Pawlikowska twierdzi, że rozmawia z duchami. Mało jej afer? "Nie jest to dziwne"
Beata Pawlikowska stała się znana jako podróżniczka i pisarka, ale w minionych latach słynęła raczej z kontrowersyjnych, acz odważnych wypowiedzi. Teraz udzieliła nowego wywiadu, w którym twierdzi, że potrafi przemieszczać się między wymiarami i rozmawia z duchami.
Beata Pawlikowska stała się znana już ponad dwie dekady temu, dzięki audycji "Świat według blondynki". Była nawet za nią nominowana do nagrody Grand Press.

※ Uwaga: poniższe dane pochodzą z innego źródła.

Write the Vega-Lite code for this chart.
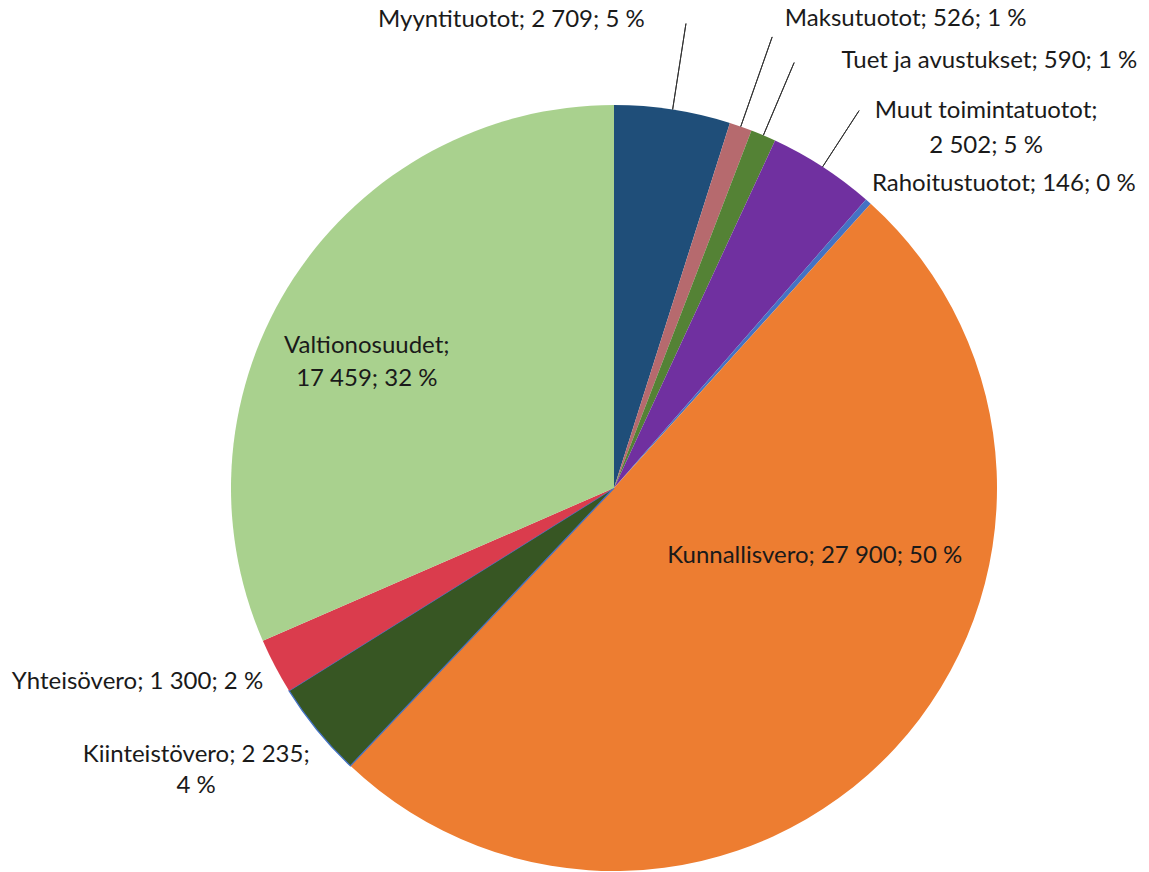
{
  "$schema": "https://vega.github.io/schema/vega-lite/v6.json",
  "autosize": {"type": "none"},
  "width": 1070,
  "height": 768,
  "padding": {"left": 79, "top": 104, "right": 0, "bottom": 0},
  "background": "white",
  "config": {"view": {"stroke": null}},
  "data": {"values": [
    {"i": 1, "name": "Myyntituotot", "value": 2709, "label": "Myyntituotot; 2 709; 5 %"},
    {"i": 2, "name": "Maksutuotot", "value": 526, "label": "Maksutuotot; 526; 1 %"},
    {"i": 3, "name": "Tuet ja avustukset", "value": 590, "label": "Tuet ja avustukset; 590; 1 %"},
    {"i": 4, "name": "Muut toimintatuotot", "value": 2502, "label": "Muut toimintatuotot;\n2 502; 5 %"},
    {"i": 5, "name": "Rahoitustuotot", "value": 146, "label": "Rahoitustuotot; 146; 0 %"},
    {"i": 6, "name": "Kunnallisvero", "value": 27900, "label": "Kunnallisvero; 27 900; 50 %"},
    {"i": 7, "name": "Kiinteistövero", "value": 2235, "label": "Kiinteistövero; 2 235;\n4 %"},
    {"i": 8, "name": "Yhteisövero", "value": 1300, "label": "Yhteisövero; 1 300; 2 %"},
    {"i": 9, "name": "Valtionosuudet", "value": 17459, "label": "Valtionosuudet;\n17 459; 32 %"}
  ]},
  "encoding": {
    "theta": {"field": "value", "type": "quantitative", "stack": true},
    "order": {"field": "i", "type": "quantitative"},
    "detail": {"field": "name", "type": "nominal"}
  },
  "layer": [
    {
      "mark": {"type": "arc", "outerRadius": 383, "stroke": "#4472C4"},
      "encoding": {
        "color": {
          "field": "name", "type": "nominal", "legend": null,
          "scale": {
            "domain": ["Myyntituotot", "Maksutuotot", "Tuet ja avustukset", "Muut toimintatuotot", "Rahoitustuotot", "Kunnallisvero", "Kiinteistövero", "Yhteisövero", "Valtionosuudet"],
            "range": ["#1F4E79", "#B66A6E", "#548235", "#7030A0", "#4472C4", "#ED7D31", "#375623", "#DA3C4D", "#A9D18E"]
          }
        },
        "strokeWidth": {"condition": {"test": "datum.name === 'Kiinteistövero'", "value": 1.3}, "value": 0}
      }
    },
    {
      "mark": {"type": "arc", "innerRadius": 383, "outerRadius": 470, "padAngle": 1.0, "fill": null, "stroke": "#333333", "strokeWidth": 1},
      "encoding": {"strokeOpacity": {"condition": {"test": "datum.name === 'Myyntituotot'", "value": 1}, "value": 0}}
    },
    {
      "mark": {"type": "arc", "innerRadius": 383, "outerRadius": 478, "padAngle": 1.0, "fill": null, "stroke": "#333333", "strokeWidth": 1},
      "encoding": {"strokeOpacity": {"condition": {"test": "datum.name === 'Maksutuotot'", "value": 1}, "value": 0}}
    },
    {
      "mark": {"type": "arc", "innerRadius": 383, "outerRadius": 462, "padAngle": 1.0, "fill": null, "stroke": "#333333", "strokeWidth": 1},
      "encoding": {"strokeOpacity": {"condition": {"test": "datum.name === 'Tuet ja avustukset'", "value": 1}, "value": 0}}
    },
    {
      "mark": {"type": "arc", "innerRadius": 383, "outerRadius": 450, "padAngle": 1.0, "fill": null, "stroke": "#333333", "strokeWidth": 1},
      "encoding": {"strokeOpacity": {"condition": {"test": "datum.name === 'Muut toimintatuotot'", "value": 1}, "value": 0}}
    },
    {
      "mark": {"type": "text", "radius": 475, "dx": -42, "dy": 1, "align": "right", "baseline": "middle", "font": "Lato", "fontSize": 24, "color": "#1a1a1a", "lineBreak": "\n", "lineHeight": 33},
      "encoding": {"text": {"condition": {"test": "datum.name === 'Myyntituotot'", "field": "label", "type": "nominal"}, "value": ""}}
    },
    {
      "mark": {"type": "text", "radius": 480, "dx": 12, "dy": -16, "align": "left", "baseline": "middle", "font": "Lato", "fontSize": 24, "color": "#1a1a1a", "lineBreak": "\n", "lineHeight": 33},
      "encoding": {"text": {"condition": {"test": "datum.name === 'Maksutuotot'", "field": "label", "type": "nominal"}, "value": ""}}
    },
    {
      "mark": {"type": "text", "radius": 440, "dx": 56, "dy": -22, "align": "left", "baseline": "middle", "font": "Lato", "fontSize": 24, "color": "#1a1a1a", "lineBreak": "\n", "lineHeight": 33},
      "encoding": {"text": {"condition": {"test": "datum.name === 'Tuet ja avustukset'", "field": "label", "type": "nominal"}, "value": ""}}
    },
    {
      "mark": {"type": "text", "radius": 450, "dx": 127, "dy": 0, "align": "center", "baseline": "middle", "font": "Lato", "fontSize": 24, "color": "#1a1a1a", "lineBreak": "\n", "lineHeight": 35},
      "encoding": {"text": {"condition": {"test": "datum.name === 'Muut toimintatuotot'", "field": "label", "type": "nominal"}, "value": ""}}
    },
    {
      "mark": {"type": "text", "radius": 420, "dx": -21, "dy": 10, "align": "left", "baseline": "middle", "font": "Lato", "fontSize": 24, "color": "#1a1a1a", "lineBreak": "\n", "lineHeight": 33},
      "encoding": {"text": {"condition": {"test": "datum.name === 'Rahoitustuotot'", "field": "label", "type": "nominal"}, "value": ""}}
    },
    {
      "mark": {"type": "text", "radius": 200, "dx": 54, "dy": -68, "align": "center", "baseline": "middle", "font": "Lato", "fontSize": 24, "color": "#1a1a1a", "lineBreak": "\n", "lineHeight": 33},
      "encoding": {"text": {"condition": {"test": "datum.name === 'Kunnallisvero'", "field": "label", "type": "nominal"}, "value": ""}}
    },
    {
      "mark": {"type": "text", "radius": 440, "dx": -77, "dy": -11, "align": "center", "baseline": "middle", "font": "Lato", "fontSize": 24, "color": "#1a1a1a", "lineBreak": "\n", "lineHeight": 31},
      "encoding": {"text": {"condition": {"test": "datum.name === 'Kiinteistövero'", "field": "label", "type": "nominal"}, "value": ""}}
    },
    {
      "mark": {"type": "text", "radius": 410, "dx": 12, "dy": 3, "align": "right", "baseline": "middle", "font": "Lato", "fontSize": 24, "color": "#1a1a1a", "lineBreak": "\n", "lineHeight": 33},
      "encoding": {"text": {"condition": {"test": "datum.name === 'Yhteisövero'", "field": "label", "type": "nominal"}, "value": ""}}
    },
    {
      "mark": {"type": "text", "radius": 280, "dx": -13, "dy": 11, "align": "center", "baseline": "middle", "font": "Lato", "fontSize": 24, "color": "#1a1a1a", "lineBreak": "\n", "lineHeight": 33},
      "encoding": {"text": {"condition": {"test": "datum.name === 'Valtionosuudet'", "field": "label", "type": "nominal"}, "value": ""}}
    }
  ]
}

Brała udział w wielu programach podróżniczych, publikowała felietony i wydawała książki o tej tematyce.
Z czasem jednak, poza reportażami podróżniczymi, zaczęła wypowiadać się też o rozwoju osobistym, odżywianiu, a nawet zdrowiu. W mediach wielokrotnie była krytykowana za "bycie specjalistką od wszystkiego". Dwa lata temu znalazła się w centrum wielkiej afery po tym, jak zamieściła w sieci film poświęcony farmakologicznemu leczeniu depresji. W zeszłym roku ogłosiła, że kryzys przypłaciła zakończeniem związku.
Pawlikowska przez jakiś czas usiłowała być specjalistką także od kwestii związanych z psychiatrią. Przypłaciła to nie tylko ryzykiem pozwu sądowego. Po wszystkim gęsto się tłumaczyła i przepraszała, dzięki czemu na szczęście doszła do porozumienia z lekarką, która chciała wytoczyć jej proces. Niestety wszystko odbiło się na jej życiu prywatnym. Zakończył się jej siedmioletni związek z Dannym Murdockiem.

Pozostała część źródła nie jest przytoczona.